**Problem to solve**
Drop the pictures from the entries below, then reproduce the rest exactly.

**Input material**
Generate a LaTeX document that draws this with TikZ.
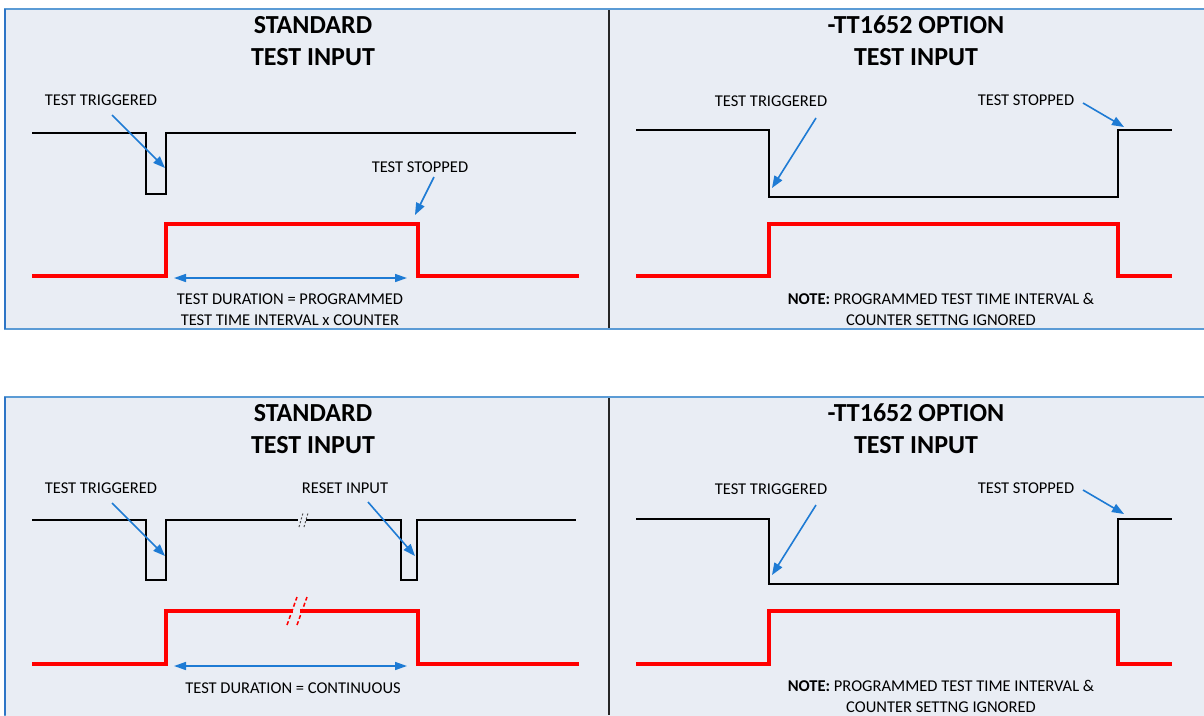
\documentclass[tikz,border=0pt]{standalone}
\usepackage{fontspec}
\setmainfont{Carlito}
\usetikzlibrary{arrows.meta}
\definecolor{panelbg}{HTML}{E9EDF4}
\definecolor{framebl}{HTML}{5B9BD5}
\definecolor{edgebl}{HTML}{2E75C6}
\definecolor{arrbl}{HTML}{1E7BD4}
\definecolor{redc}{HTML}{FF0000}
\begin{document}
\begin{tikzpicture}[x=1pt,y=-1pt,
  panel/.style={fill=panelbg,draw=framebl,line width=2pt},
  leftedge/.style={draw=edgebl,line width=2.2pt},
  divider/.style={draw=black!85,line width=2pt},
  title/.style={font=\fontsize{26}{32}\selectfont\bfseries,align=center,inner sep=0pt},
  lbl/.style={font=\fontsize{16.5}{21}\selectfont,inner sep=0pt,align=center},
  blacksig/.style={draw=black,line width=2pt},
  redsig/.style={draw=redc,line width=4pt},
  callout/.style={draw=arrbl,line width=1.6pt,-{Triangle[length=12pt,width=9pt]}},
  span/.style={draw=arrbl,line width=1.6pt,{Triangle[length=12pt,width=8pt]}-{Triangle[length=12pt,width=8pt]}},
  blackbreak/.style={draw=black!70,line width=1pt,dash pattern=on 2pt off 2pt},
  redbreak/.style={draw=redc,line width=1.5pt,dash pattern=on 4pt off 2.5pt}]
\clip (0,0) rectangle (1204,715);
% panels
\draw[panel] (5,9) rectangle (1215,329);
\draw[panel] (5,397) rectangle (1215,725);
\draw[leftedge] (5,9) -- (5,329);
\draw[leftedge] (5,397) -- (5,715);
\draw[divider] (609,10) -- (609,328);
\draw[divider] (609,398) -- (609,715);

% ---------- top left ----------
\node[title] (tlt) at (313,41) {STANDARD\\TEST INPUT};
\node[lbl] (tltrig) at (101,100) {TEST TRIGGERED};
\node[lbl] (tlstop) at (420,167) {TEST STOPPED};
\draw[blacksig] (32,133) -| (146,194) -| (166,133) -- (576,133);
\draw[redsig] (32,276) -| (166,224) -| (418,276) -- (579,276);
\coordinate (tla1s) at (112,115);
\coordinate (tla1e) at (165,168);
\draw[callout] (tla1s) -- (tla1e);
\coordinate (tla2s) at (434,177);
\coordinate (tla2e) at (415,215);
\draw[callout] (tla2s) -- (tla2e);
\coordinate (tlspa) at (174,278);
\coordinate (tlspb) at (407,278);
\draw[span] (tlspa) -- (tlspb);
\node[lbl] (tldur) at (290,309.5) {TEST DURATION = PROGRAMMED\\TEST TIME INTERVAL x COUNTER};

% ---------- top right ----------
\node[title] (trt) at (916,41) {-TT1652 OPTION\\TEST INPUT};
\node[lbl] (trtrig) at (771,101) {TEST TRIGGERED};
\node[lbl] (trstop) at (1026,100) {TEST STOPPED};
\draw[blacksig] (636,130) -| (769,197) -| (1118,130) -- (1172,130);
\draw[redsig] (636,276) -| (769,224) -| (1118,276) -- (1172,276);
\coordinate (tra1s) at (816,118);
\coordinate (tra1e) at (772,188);
\draw[callout] (tra1s) -- (tra1e);
\coordinate (tra2s) at (1083,103);
\coordinate (tra2e) at (1124,127);
\draw[callout] (tra2s) -- (tra2e);
\node[lbl] (trnote) at (941,309.5) {{\bfseries NOTE:} PROGRAMMED TEST TIME INTERVAL \&\\COUNTER SETTNG IGNORED};

% ---------- bottom left ----------
\node[title] (blt) at (313,429) {STANDARD\\TEST INPUT};
\node[lbl] (bltrig) at (101,488) {TEST TRIGGERED};
\node[lbl] (blreset) at (345,488) {RESET INPUT};
\draw[blacksig] (32,520) -| (146,580) -| (166,520) -- (298,520);
\draw[blacksig] (306,520) -| (401,580) -| (417,520) -- (576,520);
\draw[blackbreak] (299,527) -- (303,513);
\draw[blackbreak] (304,527) -- (308,513);
\draw[redsig] (32,664) -| (166,611) -- (293,611);
\draw[redsig] (300,611) -| (418,664) -- (579,664);
\draw[redbreak] (287,625) -- (297,597);
\draw[redbreak] (297,625) -- (307,597);
\coordinate (bla1s) at (112,503);
\coordinate (bla1e) at (165,556);
\draw[callout] (bla1s) -- (bla1e);
\coordinate (bla2s) at (368,502);
\coordinate (bla2e) at (415,556);
\draw[callout] (bla2s) -- (bla2e);
\coordinate (blspa) at (174,666);
\coordinate (blspb) at (407,666);
\draw[span] (blspa) -- (blspb);
\node[lbl] (bldur) at (293,688) {TEST DURATION = CONTINUOUS};

% ---------- bottom right ----------
\node[title] (brt) at (916,429) {-TT1652 OPTION\\TEST INPUT};
\node[lbl] (brtrig) at (771,489) {TEST TRIGGERED};
\node[lbl] (brstop) at (1026,488) {TEST STOPPED};
\draw[blacksig] (636,519) -| (769,584) -| (1118,519) -- (1172,519);
\draw[redsig] (636,664) -| (769,611) -| (1118,664) -- (1172,664);
\coordinate (bra1s) at (816,505);
\coordinate (bra1e) at (772,575);
\draw[callout] (bra1s) -- (bra1e);
\coordinate (bra2s) at (1083,490);
\coordinate (bra2e) at (1124,514);
\draw[callout] (bra2s) -- (bra2e);
\node[lbl] (brnote) at (941,696.5) {{\bfseries NOTE:} PROGRAMMED TEST TIME INTERVAL \&\\COUNTER SETTNG IGNORED};
\end{tikzpicture}
\end{document}
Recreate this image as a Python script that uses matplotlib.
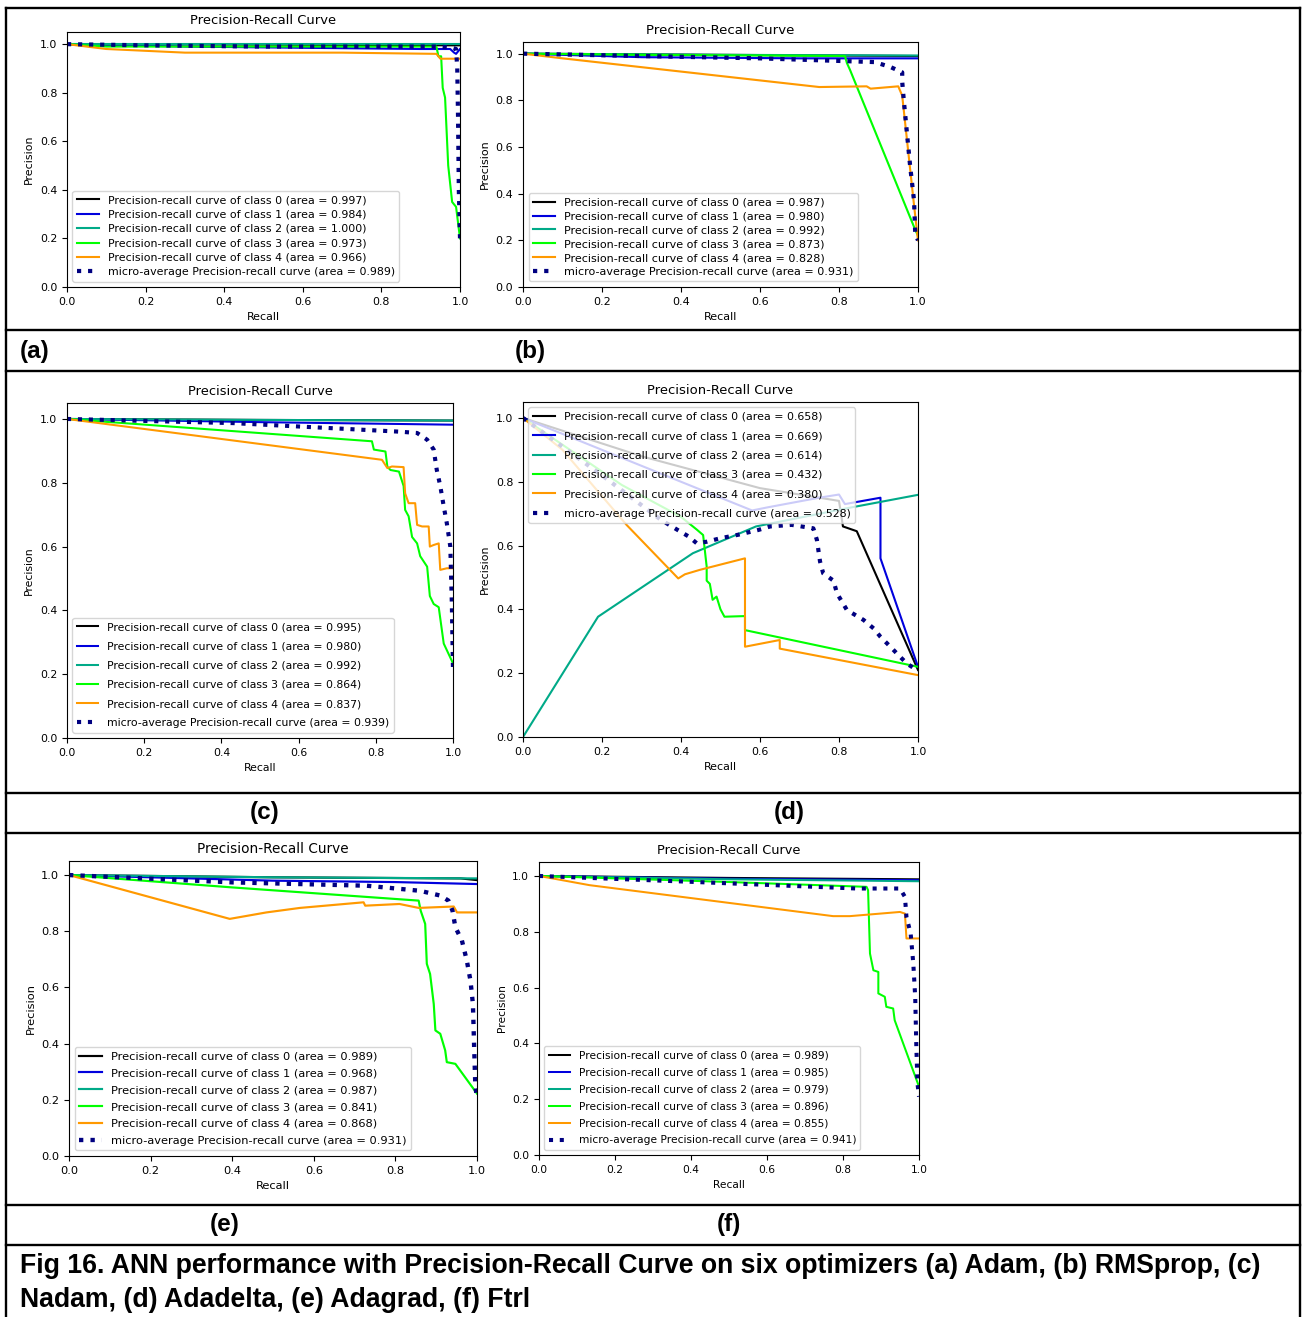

**Task response**
Generate a LaTeX document that draws this with TikZ.
\documentclass[tikz,border=0pt]{standalone}
\usepackage{fontspec}
\setmainfont{Carlito}
\usetikzlibrary{arrows.meta}
\definecolor{panelbg}{HTML}{E9EDF4}
\definecolor{framebl}{HTML}{5B9BD5}
\definecolor{edgebl}{HTML}{2E75C6}
\definecolor{arrbl}{HTML}{1E7BD4}
\definecolor{redc}{HTML}{FF0000}
\begin{document}
\begin{tikzpicture}[x=1pt,y=-1pt,
  panel/.style={fill=panelbg,draw=framebl,line width=2pt},
  leftedge/.style={draw=edgebl,line width=2.2pt},
  divider/.style={draw=black!85,line width=2pt},
  title/.style={font=\fontsize{26}{32}\selectfont\bfseries,align=center,inner sep=0pt},
  lbl/.style={font=\fontsize{16.5}{21}\selectfont,inner sep=0pt,align=center},
  blacksig/.style={draw=black,line width=2pt},
  redsig/.style={draw=redc,line width=4pt},
  callout/.style={draw=arrbl,line width=1.6pt,-{Triangle[length=12pt,width=9pt]}},
  span/.style={draw=arrbl,line width=1.6pt,{Triangle[length=12pt,width=8pt]}-{Triangle[length=12pt,width=8pt]}},
  blackbreak/.style={draw=black!70,line width=1pt,dash pattern=on 2pt off 2pt},
  redbreak/.style={draw=redc,line width=1.5pt,dash pattern=on 4pt off 2.5pt}]
\clip (0,0) rectangle (1204,715);
% panels
\draw[panel] (5,9) rectangle (1215,329);
\draw[panel] (5,397) rectangle (1215,725);
\draw[leftedge] (5,9) -- (5,329);
\draw[leftedge] (5,397) -- (5,715);
\draw[divider] (609,10) -- (609,328);
\draw[divider] (609,398) -- (609,715);

% ---------- top left ----------
\node[title] (tlt) at (313,41) {STANDARD\\TEST INPUT};
\node[lbl] (tltrig) at (101,100) {TEST TRIGGERED};
\node[lbl] (tlstop) at (420,167) {TEST STOPPED};
\draw[blacksig] (32,133) -| (146,194) -| (166,133) -- (576,133);
\draw[redsig] (32,276) -| (166,224) -| (418,276) -- (579,276);
\coordinate (tla1s) at (112,115);
\coordinate (tla1e) at (165,168);
\draw[callout] (tla1s) -- (tla1e);
\coordinate (tla2s) at (434,177);
\coordinate (tla2e) at (415,215);
\draw[callout] (tla2s) -- (tla2e);
\coordinate (tlspa) at (174,278);
\coordinate (tlspb) at (407,278);
\draw[span] (tlspa) -- (tlspb);
\node[lbl] (tldur) at (290,309.5) {TEST DURATION = PROGRAMMED\\TEST TIME INTERVAL x COUNTER};

% ---------- top right ----------
\node[title] (trt) at (916,41) {-TT1652 OPTION\\TEST INPUT};
\node[lbl] (trtrig) at (771,101) {TEST TRIGGERED};
\node[lbl] (trstop) at (1026,100) {TEST STOPPED};
\draw[blacksig] (636,130) -| (769,197) -| (1118,130) -- (1172,130);
\draw[redsig] (636,276) -| (769,224) -| (1118,276) -- (1172,276);
\coordinate (tra1s) at (816,118);
\coordinate (tra1e) at (772,188);
\draw[callout] (tra1s) -- (tra1e);
\coordinate (tra2s) at (1083,103);
\coordinate (tra2e) at (1124,127);
\draw[callout] (tra2s) -- (tra2e);
\node[lbl] (trnote) at (941,309.5) {{\bfseries NOTE:} PROGRAMMED TEST TIME INTERVAL \&\\COUNTER SETTNG IGNORED};

% ---------- bottom left ----------
\node[title] (blt) at (313,429) {STANDARD\\TEST INPUT};
\node[lbl] (bltrig) at (101,488) {TEST TRIGGERED};
\node[lbl] (blreset) at (345,488) {RESET INPUT};
\draw[blacksig] (32,520) -| (146,580) -| (166,520) -- (298,520);
\draw[blacksig] (306,520) -| (401,580) -| (417,520) -- (576,520);
\draw[blackbreak] (299,527) -- (303,513);
\draw[blackbreak] (304,527) -- (308,513);
\draw[redsig] (32,664) -| (166,611) -- (293,611);
\draw[redsig] (300,611) -| (418,664) -- (579,664);
\draw[redbreak] (287,625) -- (297,597);
\draw[redbreak] (297,625) -- (307,597);
\coordinate (bla1s) at (112,503);
\coordinate (bla1e) at (165,556);
\draw[callout] (bla1s) -- (bla1e);
\coordinate (bla2s) at (368,502);
\coordinate (bla2e) at (415,556);
\draw[callout] (bla2s) -- (bla2e);
\coordinate (blspa) at (174,666);
\coordinate (blspb) at (407,666);
\draw[span] (blspa) -- (blspb);
\node[lbl] (bldur) at (293,688) {TEST DURATION = CONTINUOUS};

% ---------- bottom right ----------
\node[title] (brt) at (916,429) {-TT1652 OPTION\\TEST INPUT};
\node[lbl] (brtrig) at (771,489) {TEST TRIGGERED};
\node[lbl] (brstop) at (1026,488) {TEST STOPPED};
\draw[blacksig] (636,519) -| (769,584) -| (1118,519) -- (1172,519);
\draw[redsig] (636,664) -| (769,611) -| (1118,664) -- (1172,664);
\coordinate (bra1s) at (816,505);
\coordinate (bra1e) at (772,575);
\draw[callout] (bra1s) -- (bra1e);
\coordinate (bra2s) at (1083,490);
\coordinate (bra2e) at (1124,514);
\draw[callout] (bra2s) -- (bra2e);
\node[lbl] (brnote) at (941,696.5) {{\bfseries NOTE:} PROGRAMMED TEST TIME INTERVAL \&\\COUNTER SETTNG IGNORED};
\end{tikzpicture}
\end{document}
Recreate this image as a Python script that uses matplotlib.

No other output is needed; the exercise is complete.